Doch an der Parteibasis gibt es teils scharfe Kritik. Der CDU-Stadtverband Kühlungsborn in Mecklenburg-Vorpommern trat etwa fast geschlossen mit sofortiger Wirkung aus der Partei aus. "Unsere Entscheidung basiert auf einer Reihe tiefgreifender politischer Entwicklungen, die wir nicht mehr mittragen können", schreiben die bisherigen Christdemokraten. Großen Unmut soll es auch beim Parteinachwuchs geben. In der Jungen Union "brodelt es richtig", heißt es hinter vorgehaltener Hand. Dort wird befürchtet, viele Entscheidungen gingen zu Lasten der jungen Generation.

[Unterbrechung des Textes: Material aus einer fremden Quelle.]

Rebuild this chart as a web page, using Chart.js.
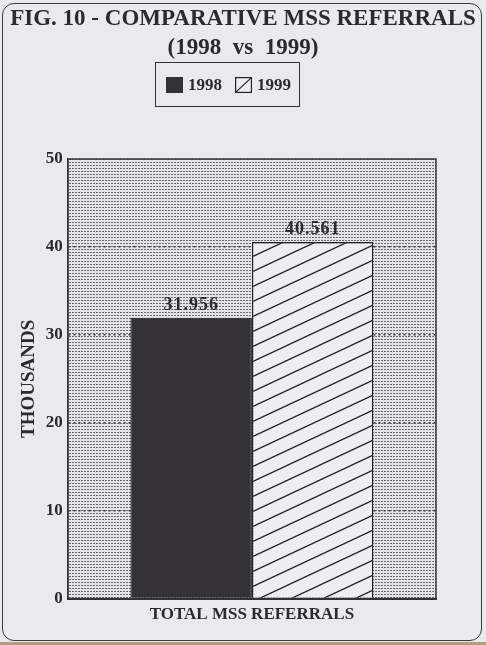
<!DOCTYPE html>
<html>
<head>
<meta charset="utf-8">
<script src="https://cdn.jsdelivr.net/npm/chart.js@4.4.0/dist/chart.umd.min.js"></script>
<style>
  html, body {
    margin: 0;
    padding: 0;
    width: 486px;
    height: 645px;
    overflow: hidden;
    background: #e9eaed;
    font-family: "Liberation Serif", "DejaVu Serif", serif;
  }
  .frame {
    position: absolute;
    left: 2px;
    top: 3px;
    width: 478px;
    height: 636px;
    border: 1.5px solid #3a3a3c;
    border-radius: 12px;
  }
  .edge {
    position: absolute;
    left: 0;
    top: 642px;
    width: 486px;
    height: 3px;
    background: #b79c7c;
  }
  #wrap {
    position: absolute;
    left: 0;
    top: 0;
    width: 486px;
    height: 645px;
  }
  #legend {
    position: absolute;
    left: 155px;
    top: 62px;
    width: 145px;
    height: 45px;
    box-sizing: border-box;
    border: 1px solid #333;
    display: flex;
    align-items: center;
    padding-left: 10px;
    font-weight: bold;
    font-size: 17px;
    color: #2b2a2e;
  }
  #legend .item {
    display: flex;
    align-items: center;
    margin-right: 13px;
  }
  #legend canvas {
    margin-right: 5px;
  }
</style>
</head>
<body>
<div class="frame"></div>
<div class="edge"></div>
<div id="wrap"><canvas id="chart" width="486" height="645"></canvas></div>
<div id="legend"></div>
<script>
const categories = ["TOTAL MSS REFERRALS"];
const years = ["1998", "1999"];
const referrals1998 = [31.956];
const referrals1999 = [40.561];
const yTicks = [0, 10, 20, 30, 40, 50];

const INK = "#2b2a2e";
const FONT = "'Liberation Serif', 'DejaVu Serif', serif";

// 점무늬 배경
function MakeDotPattern() {
  const c = document.createElement("canvas");
  c.width = 3;
  c.height = 3;
  const g = c.getContext("2d");
  g.fillStyle = "#e3e4e7";
  g.fillRect(0, 0, 3, 3);
  g.fillStyle = "#6c6c70";
  g.fillRect(0, 0, 2, 1);
  return g.createPattern(c, "repeat");
}

// 빗금 무늬
function MakeHatchPattern() {
  const w = 32,
    h = 15;
  const c = document.createElement("canvas");
  c.width = w;
  c.height = h;
  const g = c.getContext("2d");
  g.fillStyle = "#eceef1";
  g.fillRect(0, 0, w, h);
  g.strokeStyle = "#222";
  g.lineWidth = 1.3;
  for (let k = -1; k <= 1; k++) {
    g.beginPath();
    g.moveTo(-w, 2 * h + k * h);
    g.lineTo(2 * w, -h + k * h);
    g.stroke();
  }
  return g.createPattern(c, "repeat");
}

const dots = MakeDotPattern();
const hatch = MakeHatchPattern();

// 차트 영역 배경 + 테두리
const plotBackground = {
  id: "plotBackground",
  beforeDraw(chart) {
    const { ctx, chartArea: a } = chart;
    ctx.save();
    ctx.fillStyle = dots;
    ctx.fillRect(a.left, a.top, a.right - a.left, a.bottom - a.top);
    ctx.restore();
  },
  afterDraw(chart) {
    const { ctx, chartArea: a } = chart;
    ctx.save();
    ctx.strokeStyle = "#333";
    ctx.lineWidth = 1.5;
    ctx.strokeRect(a.left, a.top, a.right - a.left, a.bottom - a.top);
    ctx.restore();
  },
};

// 막대 위 값 표시
const barValues = {
  id: "barValues",
  afterDatasetsDraw(chart) {
    const { ctx } = chart;
    ctx.save();
    ctx.font = `bold 18px ${FONT}`;
    ctx.letterSpacing = "1px";
    ctx.fillStyle = INK;
    ctx.textAlign = "center";
    ctx.textBaseline = "alphabetic";
    chart.data.datasets.forEach((ds, i) => {
      chart.getDatasetMeta(i).data.forEach((bar, j) => {
        ctx.fillText(ds.data[j].toFixed(3), bar.x, bar.y - 8);
      });
    });
    ctx.restore();
  },
};

// 범례 (HTML)
const htmlLegend = {
  id: "htmlLegend",
  afterUpdate(chart) {
    const box = document.getElementById("legend");
    box.innerHTML = "";
    const items = chart.options.plugins.legend.labels.generateLabels(chart);
    items.forEach((item) => {
      const el = document.createElement("div");
      el.className = "item";
      const sw = document.createElement("canvas");
      sw.width = 17;
      sw.height = 16;
      const g = sw.getContext("2d");
      if (typeof item.fillStyle === "string") {
        g.fillStyle = item.fillStyle;
        g.fillRect(0, 0, 17, 16);
      } else {
        g.fillStyle = "#eceef1";
        g.fillRect(0, 0, 17, 16);
        g.strokeStyle = "#222";
        g.lineWidth = 1.2;
        g.strokeRect(0.6, 0.6, 15.8, 14.8);
        g.beginPath();
        g.moveTo(0.6, 15.4);
        g.lineTo(16.4, 0.6);
        g.stroke();
      }
      const txt = document.createElement("span");
      txt.textContent = item.text;
      el.appendChild(sw);
      el.appendChild(txt);
      box.appendChild(el);
    });
  },
};

new Chart(document.getElementById("chart").getContext("2d"), {
  type: "bar",
  data: {
    labels: categories,
    datasets: [
      {
        label: years[0],
        data: referrals1998,
        backgroundColor: "#343236",
        borderColor: "#222",
        borderWidth: 1.2,
      },
      {
        label: years[1],
        data: referrals1999,
        backgroundColor: hatch,
        borderColor: "#222",
        borderWidth: 1.5,
      },
    ],
  },
  options: {
    responsive: false,
    animation: false,
    devicePixelRatio: 1,
    categoryPercentage: 0.66,
    barPercentage: 1,
    layout: {
      padding: { left: 0, right: 0, top: 0, bottom: 14 },
    },
    plugins: {
      legend: { display: false },
      tooltip: { enabled: false },
      title: {
        display: true,
        text: ["FIG. 10 - COMPARATIVE MSS REFERRALS", "(1998  vs  1999)"],
        color: INK,
        font: { family: FONT, size: 23, weight: "bold", lineHeight: 1.25 },
        padding: { top: 5, bottom: 96.5 },
      },
    },
    scales: {
      x: {
        grid: { display: false, drawTicks: false },
        border: { display: true, color: "#333", width: 2 },
        ticks: {
          color: INK,
          padding: 6,
          font: { family: FONT, size: 17, weight: "bold" },
        },
      },
      y: {
        min: yTicks[0],
        max: yTicks[yTicks.length - 1],
        afterBuildTicks: (scale) => {
          scale.ticks = yTicks.map((v) => ({ value: v }));
        },
        grid: {
          drawTicks: false,
          lineWidth: 1.5,
          color: (c) =>
            c.tick && c.tick.value > yTicks[0] && c.tick.value < yTicks[yTicks.length - 1]
              ? "#3a3a3c"
              : "transparent",
        },
        border: { display: true, color: "#333", width: 1.5, dash: [2, 3] },
        ticks: {
          color: INK,
          padding: 5,
          font: { family: FONT, size: 17, weight: "bold" },
        },
        title: {
          display: true,
          text: "THOUSANDS",
          color: INK,
          padding: { top: 18, bottom: 0 },
          font: { family: FONT, size: 19, weight: "bold" },
        },
      },
      // 오른쪽 여백용 축
      yRight: {
        position: "right",
        display: true,
        grid: { display: false },
        border: { display: false },
        ticks: { display: false },
        afterFit: (scale) => {
          scale.width = 50;
        },
      },
    },
  },
  plugins: [plotBackground, barValues, htmlLegend],
});
</script>
</body>
</html>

Der frühere Saar-Ministerpräsident und Ex-CDU-Landeschef Peter Müller rechnete in einem Gastbeitrag für die "Süddeutsche Zeitung" mit Union, SPD und Grünen ab. Zwar sei die politische Mitte bei der Wahl abgestraft worden. "Dennoch ist ein dem Wählervotum Rechnung tragender Politikwechsel weiter entfernt denn je. Es läuft gut seit der Wahl - für die AfD." Er warnt: "Wem es an der gebotenen Demut gegenüber dem Volk fehlt, der darf sich nicht wundern, wenn er bei nächster Gelegenheit von diesem gedemütigt wird."
AfD profitiert in Umfragen
Für Unverständnis in den eigenen Reihen sorgte zudem die Absage von Sitzungen der CDU-Spitzengremien an diesem Montag. In der Partei heißt es, Merz habe sich zu dem Schritt unter anderem deswegen entschlossen, weil er wegen der mit der SPD vereinbarten Vertraulichkeit keinen Zwischenstand über die bislang ausgehandelten Details geben könne.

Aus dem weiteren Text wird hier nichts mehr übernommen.